(My workshop notes on my method for revising novels, placed here so I can find them again later. Perhaps they'll help you!)
First, FINISH THE NOVEL. This is your most important duty. Just finish. No excuses.
"You can fix a bad page; you can't fix a blank one." – Nora Roberts
Then, dance around for a while! You're done! Put it away and read a good book or two. Come back later.
REVISION (aka The Fun Stuff)
1. Acceptance: everything might change, and that's okay. Keep an open mind.
2. Triage: assessing what needs the most work.
Find your theme (distill your book into 1-4 words. Love heals. The inevitability of loss. Family is chosen.) Print this out—attach it to your computer or somewhere you can see it often.
3. Write your one-sentence elevator pitch.
4. Write your one-paragraph book jacket blurb.
5. Print out and reread your book. (Paper is better for this than reading on computer.)
For every scene, write one sentence about what happens. (Anna arrives home, sees Paul.)
Now is not the time for line-edits—you will make those changes later. If you must, circle things that are wrong, but move through.

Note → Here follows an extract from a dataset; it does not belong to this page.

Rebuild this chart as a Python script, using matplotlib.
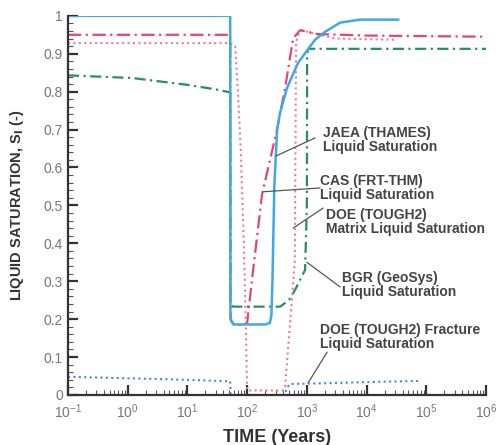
import numpy as np
from matplotlib import pyplot as plt
from matplotlib.ticker import MultipleLocator, LogLocator, FixedLocator, FuncFormatter

plt.rcParams['font.family'] = ['Liberation Sans', 'DejaVu Sans']

# JAEA (THAMES) liquid saturation
jaea_t = [0.1, 52, 52.5, 54, 60, 200, 240, 255, 265, 285, 317, 356, 466, 712, 1371, 2020, 3600, 7780, 33700]
jaea_s = [1.0, 1.0, 0.22, 0.195, 0.186, 0.186, 0.19, 0.21, 0.3, 0.55, 0.70, 0.745, 0.81, 0.876, 0.937, 0.958, 0.982, 0.99, 0.99]

# CAS (FRT-THM) liquid saturation
cas_t = [0.1, 52, 52.5, 60, 90, 100, 126, 178, 250, 317, 432, 587, 770, 1500, 1e4, 1e6]
cas_s = [0.95, 0.95, 0.2, 0.185, 0.185, 0.19, 0.33, 0.53, 0.63, 0.70, 0.81, 0.94, 0.962, 0.952, 0.948, 0.945]

# DOE (TOUGH2) matrix liquid saturation
doem_t = [0.1, 52, 56, 63, 70, 78, 88, 96, 100, 400, 430, 530, 630, 640, 660, 720, 830, 1200, 3000, 30000]
doem_s = [0.928, 0.928, 0.925, 0.92, 0.8, 0.65, 0.4, 0.15, 0.012, 0.012, 0.02, 0.2, 0.356, 0.6, 0.93, 0.95, 0.962, 0.955, 0.94, 0.937]

# BGR (GeoSys) liquid saturation
bgr_t = [0.1, 1.2, 10, 30, 52, 52.5, 60, 356, 500, 634, 933, 1000, 1010, 1050, 1e4, 1e6]
bgr_s = [0.843, 0.836, 0.818, 0.806, 0.798, 0.235, 0.233, 0.233, 0.25, 0.277, 0.33, 0.5, 0.9, 0.913, 0.913, 0.913]

# DOE (TOUGH2) fracture liquid saturation
doef_t = [0.1, 1, 10, 52, 53, 420, 470, 520, 2000, 1e4, 73000]
doef_s = [0.048, 0.044, 0.04, 0.036, 0.0, 0.0, 0.02, 0.029, 0.031, 0.034, 0.037]

fig = plt.figure(figsize=(4.96, 4.45), dpi=100)
ax = fig.add_axes([0.137, 0.1124, 0.843, 0.852])

ax.plot(bgr_t, bgr_s, color='#2a8a6a', lw=1.6, ls=(0, (5, 2, 1, 2)))
ax.plot(doem_t, doem_s, color='#ec7aa6', lw=1.5, ls=(0, (1, 1.6)))
ax.plot(doef_t, doef_s, color='#4f86d0', lw=1.5, ls=(0, (1, 1.6)))
ax.plot(cas_t, cas_s, color='#e2447c', lw=1.6, ls=(0, (6, 2, 1, 2)))
ax.plot(jaea_t, jaea_s, color='#3fa8e6', lw=1.8)

ax.set_xscale('log')
ax.set_xlim(0.1, 1e6)
ax.set_ylim(0, 1)

ax.spines['top'].set_visible(False)
ax.spines['right'].set_visible(False)
for s in ['left', 'bottom']:
    ax.spines[s].set_linewidth(1.6)
    ax.spines[s].set_color('#333333')

ax.yaxis.set_major_locator(MultipleLocator(0.1))
ax.yaxis.set_minor_locator(MultipleLocator(0.02))
ax.yaxis.set_major_formatter(FuncFormatter(lambda v, p: '%g' % round(v, 1)))
ax.xaxis.set_major_locator(FixedLocator([10.0**k for k in range(-1, 7)]))
ax.xaxis.set_minor_locator(LogLocator(base=10, subs=np.arange(2, 10), numticks=20))
ax.tick_params(which='major', direction='in', length=7, width=1.6, color='#333333',
               labelsize=10, labelcolor='#777777')
ax.tick_params(axis='x', which='major', pad=5)
ax.tick_params(which='minor', direction='in', length=3.5, width=0.8, color='#555555')

ax.set_xlabel('TIME (Years)', fontsize=13, fontweight='bold', color='#333333', labelpad=6)
ax.set_ylabel(r'LIQUID SATURATION, S$_\mathbf{l}$ (-)', fontsize=10.5, fontweight='bold',
              color='#333333')
ax.yaxis.set_label_coords(-0.1, 0.5)

labels = [
    ('JAEA (THAMES)\nLiquid Saturation', (1868, 0.672), (1371, 0.678), (300, 0.63)),
    ('CAS (FRT-THM)\nLiquid Saturation', (1663, 0.546), (1663, 0.546), (185, 0.536)),
    ('DOE (TOUGH2)\nMatrix Liquid Saturation', (2100, 0.456), (1868, 0.493), (587, 0.44)),
    ('BGR (GeoSys)\nLiquid Saturation', (3890, 0.29), (3600, 0.285), (1000, 0.35)),
    ('DOE (TOUGH2) Fracture\nLiquid Saturation', (1663, 0.153), (2180, 0.113), (1050, 0.032)),
]
for txt, pos, start, end in labels:
    ax.text(pos[0], pos[1], txt, fontsize=10, fontweight='bold', color='#444444',
            ha='left', va='center', linespacing=1.0)
    ax.annotate('', xy=end, xytext=start,
                arrowprops=dict(arrowstyle='-', color='#555555', lw=0.9, shrinkA=0, shrinkB=0))

fig.savefig('out.png', dpi=100)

For every thought you have about plot/character/setting that must be fixed, make a Post-it note.
6. Mark up the sentence outline with your fix ideas. Ask yourself The Big Questions (see below). Make generous use of the Post-its method (see below).
7. Open the file.
8. "Save As" FilenameCUTS
9. Go back to original; start at first scene.
Ask yourself: Is this scene necessary? Does it do more than one thing (does it advance both plot and character development)? Start late, get out early.
If it is not exactly what you want, CUT it and place in Cuts file. Take what you want to save and move it back to working document, moving forward, sentence by sentence.
Pro-tip #1: At the end of every day, save your document as its name + date (ex: SundayMorning070511) so that you have copies of every day, in case you ever do want to revert or need to save something you cut (you won't, but it helps a writer sleep better).
Pro-tip #2: Every day, when you sit down to work, read over all your Post-its to keep the questions/problems fresh in your mind.
10. Move forward. Ask the same difficult questions of each scene. Is there motion in both internal and external conflict? Are characters growing/changing while acting in a believable manner? Put anything that doesn't work into the Cuts file and start again.
11. Juggle scenes as you come to them. Do not jump ahead. When you have great ideas about scenes to come, use the Post-it method. (It's possible that when you get there, this idea won't be right—don't waste precious time writing it now.)
12. Remember that the beginning is the slowest. While you're not jumping ahead to fix things, you are going backwards as you go, fixing things you've already worked on. But you are merely narrowing your egress. Your revision speed will pick up as you go, until by the end of the book, you'll be flying.
13. On the last pass, concentrate on line edits. This is when you make sentences beautiful, now that you know you're keeping them.
14. The final touches: Put the book into another form (print on paper in a new font, or put it on your Kindle). Read it aloud. Make the little changes. Check POV, grammar, spelling, repetitive words, continuity.
15. Kick it out. Send to your agent, your editor, or start writing that kick-ass query letter. Celebrate. Then start something new.

RACHAEL'S POST-IT METHOD
Buy a ton of the small Post-its (you'll want to keep them close and handy, thus the small kind).
For every problem, big or small, write a Post-it. These can range from character problems (Make Nolan more alpha) to plot issues (Add scene with Ollie freaking out).
Attach these to an 81/2x11 piece of paper or into the pages of your notebook, anywhere where you can see them often.
Reread them every single time you sit to work on your novel. Add/move/subtract frequently.
Remember: Big fix-its can fit on small Post-its.
THE BIG QUESTIONS
Using your sentence outline, analyze the plot. Look for holes. Can you clearly identify the inciting incident? The turning points? The black moment? The resolution?
Do internal and external conflicts, goals, and motivations intersect and collide? Are they definable? (If not, consider defining them, so you as the author know exactly what they are.)
Are your characters believable? Individual? Are their goals/motivations/conflicts compelling enough to make the reader keep turning pages?
Are the main characters directly involved in creating/fixing/changing their internal and external plot conflicts?
Can you set your story anywhere else? If you can, make the setting mesh more cohesively with the characters, to make it matter.